Being a little more adventurous at the top of Imodium Falls on the exploration hike.

Imodium Falls is definitely the highlight of this segment of the Cumberland Trail.   According to the website, it was named by expert kayakers who wished they had taken some of this popular medicine upon approaching this c-shaped waterfall. (Photograph courtesy of Beth Hemann.) 

White Pine Cascades on the beautiful Piney River Segment near Spring City in February 2013.  Here is a link to the 8.46-mile section of the trail which is rated moderate for hiking.

Another beautiful cascade on Piney River. (Photograph courtesy of Chattanooga Hiking Meetup.) 

Three Gorges Segment - Rock Creek which is north of the Possum Creek Section.  Here is a link to this segment of the trail. 

This section was done as a "shuttle hike" starting from the Retro Hughes trailhead and ending at Upper Leggett Road.  Highlights of this section include Rock Creek, beautiful views of the gorge, and stunning rock formations.

Later, I hiked to Snow Falls on the Laurel-Snow Segment in May 2013.  It is a longer hike than Laurel Falls but well worth the additional mileage and stream crossing.  

The 150-foot bridge over Richland Creek on the way to Snow Falls

The third trip to Imodium Falls in October 2013 was a little disappointing.  Unfortunately, the abundant summer rain didn't last until Fall.  

On top of Brady Mountain on the Grassy Cove Segment in November 2013.  Here is a link to this segment of the trail. 

The Brady Mountain Arch.
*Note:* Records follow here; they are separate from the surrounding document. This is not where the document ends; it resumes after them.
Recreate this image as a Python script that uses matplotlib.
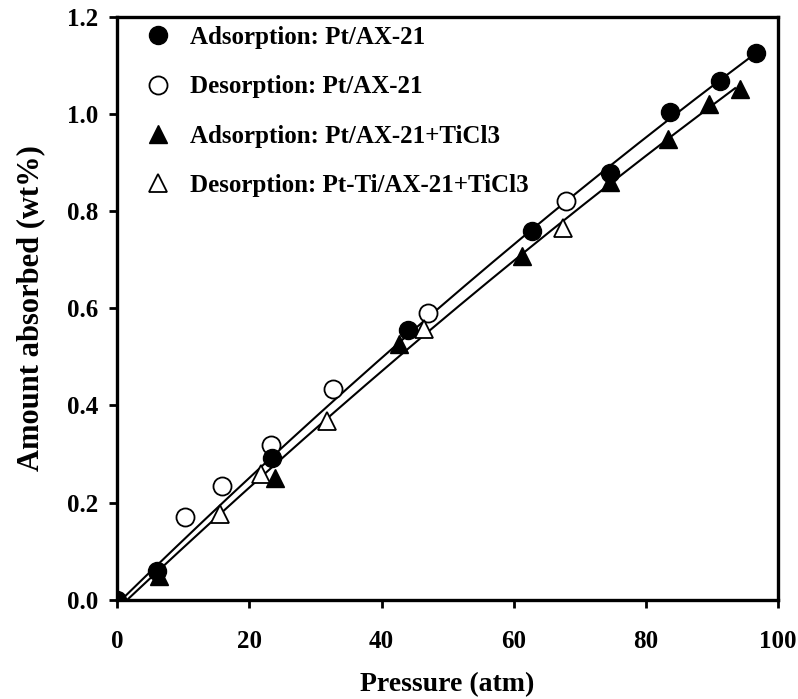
import numpy as np
import matplotlib
matplotlib.use("Agg")
import matplotlib.pyplot as plt

plt.rcParams['font.family'] = ['Liberation Serif', 'DejaVu Serif']
plt.rcParams['font.weight'] = 'bold'

# Adsorption: Pt/AX-21 (filled circles)
ads_pt_x = [0.0, 6.0, 23.4, 44.0, 62.7, 74.5, 83.7, 91.2, 96.7]
ads_pt_y = [0.0, 0.060, 0.292, 0.556, 0.759, 0.879, 1.003, 1.068, 1.125]

# Desorption: Pt/AX-21 (open circles)
des_pt_x = [10.3, 15.9, 23.3, 32.6, 47.0, 67.9]
des_pt_y = [0.170, 0.234, 0.318, 0.434, 0.591, 0.821]

# Adsorption: Pt/AX-21+TiCl3 (filled triangles)
ads_ti_x = [0.0, 6.3, 23.9, 42.6, 61.2, 74.6, 83.4, 89.6, 94.3]
ads_ti_y = [0.0, 0.048, 0.251, 0.526, 0.707, 0.859, 0.948, 1.021, 1.052]

# Desorption: Pt-Ti/AX-21+TiCl3 (open triangles)
des_ti_x = [15.6, 21.8, 31.8, 46.4, 67.5]
des_ti_y = [0.177, 0.258, 0.368, 0.557, 0.766]

fig = plt.figure(figsize=(7.98, 6.99), dpi=100)
ax = fig.add_axes([0.147, 0.142, 0.828, 0.834])

# fitted curves through the adsorption data
for xs, ys, x_end in [(ads_pt_x, ads_pt_y, 96.7), (ads_ti_x, ads_ti_y, 93.5)]:
    coef = np.polyfit(xs, ys, 2)
    xf = np.linspace(0, x_end, 200)
    ax.plot(xf, np.polyval(coef, xf), color='black', lw=1.5, zorder=2)

ms = 13
ax.plot(ads_pt_x, ads_pt_y, 'o', color='black', ms=ms, ls='none',
        label='Adsorption: Pt/AX-21', zorder=4)
ax.plot(des_pt_x, des_pt_y, 'o', mfc='white', mec='black', mew=1.3, ms=ms,
        ls='none', label='Desorption: Pt/AX-21', zorder=3)
ax.plot(ads_ti_x, ads_ti_y, '^', color='black', ms=ms, ls='none',
        label='Adsorption: Pt/AX-21+TiCl3', zorder=3)
ax.plot(des_ti_x, des_ti_y, '^', mfc='white', mec='black', mew=1.3, ms=ms,
        ls='none', label='Desorption: Pt-Ti/AX-21+TiCl3', zorder=3)

ax.set_xlim(0, 100)
ax.set_ylim(0, 1.2)
ax.set_xticks([0, 20, 40, 60, 80, 100])
ax.set_yticks([0.0, 0.2, 0.4, 0.6, 0.8, 1.0, 1.2])
ax.set_yticklabels(['0.0', '0.2', '0.4', '0.6', '0.8', '1.0', '1.2'])

for sp in ax.spines.values():
    sp.set_linewidth(2.4)
ax.tick_params(direction='out', length=5.5, width=2, labelsize=18)
ax.tick_params(axis='x', pad=16)
ax.tick_params(axis='y', pad=8)
for lab in ax.get_xticklabels() + ax.get_yticklabels():
    lab.set_fontweight('bold')

ax.set_xlabel('Pressure (atm)', fontsize=20, fontweight='bold', labelpad=14)
ax.set_ylabel('Amount absorbed (wt%)', fontsize=22, fontweight='bold', labelpad=16)

leg = ax.legend(loc='upper left', frameon=False,
                prop={'weight': 'bold', 'size': 18}, handletextpad=0.8,
                labelspacing=1.05, borderpad=0, borderaxespad=0,
                handlelength=1.0, bbox_to_anchor=(0.042, 0.984))

fig.savefig('out.png', dpi=100)
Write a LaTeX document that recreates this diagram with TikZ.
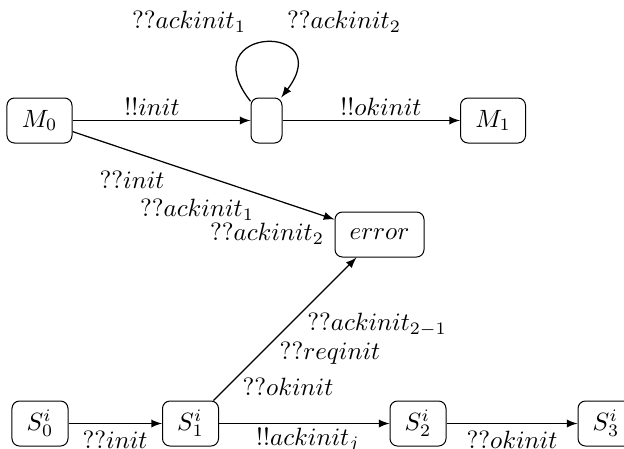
\documentclass[tikz,border=0pt]{standalone}
\begin{document}
\begin{tikzpicture}
[x=0.4pt,y=-0.4pt,>=latex,
  statedecorate/.style={shape=rectangle,rounded corners=3pt,draw,minimum width=22.4pt,minimum height=18pt,inner sep=2pt},
  linedecorate/.style={->,line width=0.5pt}]
\useasboundingbox (0,0) rectangle (624,448);
% master states
\node (M0) at (39.5,120.5) [statedecorate,minimum width=26pt] {$M_0$};
\node (mid) at (266.5,120.5) [statedecorate,minimum width=12.4pt] {};
\node (M1) at (493,120.5) [statedecorate,minimum width=26pt] {$M_1$};
\node (err) at (379.5,234.5) [statedecorate,minimum width=35.6pt] {$error$};
% slave states
\node (S0) at (40,423.5) [statedecorate] {$S^i_0$};
\node (S1) at (190.5,423.5) [statedecorate] {$S^i_1$};
\node (S2) at (418,423.5) [statedecorate] {$S^i_2$};
\node (S3) at (606,423.5) [statedecorate] {$S^i_3$};
% edges
\path
(M0) edge[linedecorate] (mid)
(mid) edge[linedecorate] (M1)
(M0) edge[linedecorate] (err)
(S1) edge[linedecorate] (err)
(S0) edge[linedecorate] (S1)
(S1) edge[linedecorate] (S2)
(S2) edge[linedecorate] (S3);
\draw[linedecorate] ([yshift=-1.5pt]mid.north west) .. controls +(-60,-76) and +(58,-76) .. ([xshift=-0.5pt]mid.north east);
% labels
\node (l1) at (152,107) {$!!init$};
\node (l2) at (381,107) {$!!okinit$};
\node (l3) at (189,22) {$??ackinit_1$};
\node (l4) at (344,22) {$??ackinit_2$};
\node (l5) at (132,180) {$??init$};
\node (l6) at (197,210) {$??ackinit_1$};
\node (l7) at (267,234) {$??ackinit_2$};
\node (l8) at (377,325) {$??ackinit_{2-1}$};
\node (l9) at (330,353) {$??reqinit$};
\node (l10) at (288,387) {$??okinit$};
\node (l11) at (115,440) {$??init$};
\node (l12) at (308,440) {$!!ackinit_j$};
\node (l13) at (512,440) {$??okinit$};
\end{tikzpicture}
\end{document}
This section of the trail was done as a shuttle hike from Jewett Road trailhead to Highway 68. 

My fourth trek to the Three Gorges Segment - Possum Creek Section started at Heiss Mountain Road and ended at the Retro Hughes trailhead.  Just north of Imodium Falls on Little Possum Creek, these small cascades were a delightful discovery.  

I love sharing the outdoors with others and led my final trek to Imodium Falls for the Chattanooga Hiking Meetup on a beautiful day in late November.  Here is a link to Chattanooga Hiking Meetup.  

Special thanks to Cumberland Trail volunteer Don Deakins for trail maintenance, leading hikes, answering questions, and providing assistance for anything related to the Cumberland Trail. By the way, Don has a wonderful blog, Cumberland Trail Volunteers, and you can view it here.

In case you're wondering, the Cumberland Trail Conference has a 50-miler award which requires 10 hours of trail maintenance.  I hope to complete that 10 hours of trail maintenance soon so I can "Keep On Hiking."


  1. This blog entry should make anyone want to explore Cumberland Trail.

    1. Thank you, Don, for your comments and for all that you do for this trail.

  2. Beautiful! I definitely want to explore the Cumberland Trail

    1. Angela, when you're in the area, just let me know! Would love to share this area with you.

  3. I have tried calling offices to get information on the 50 miler and maybe more,,, can some one help me?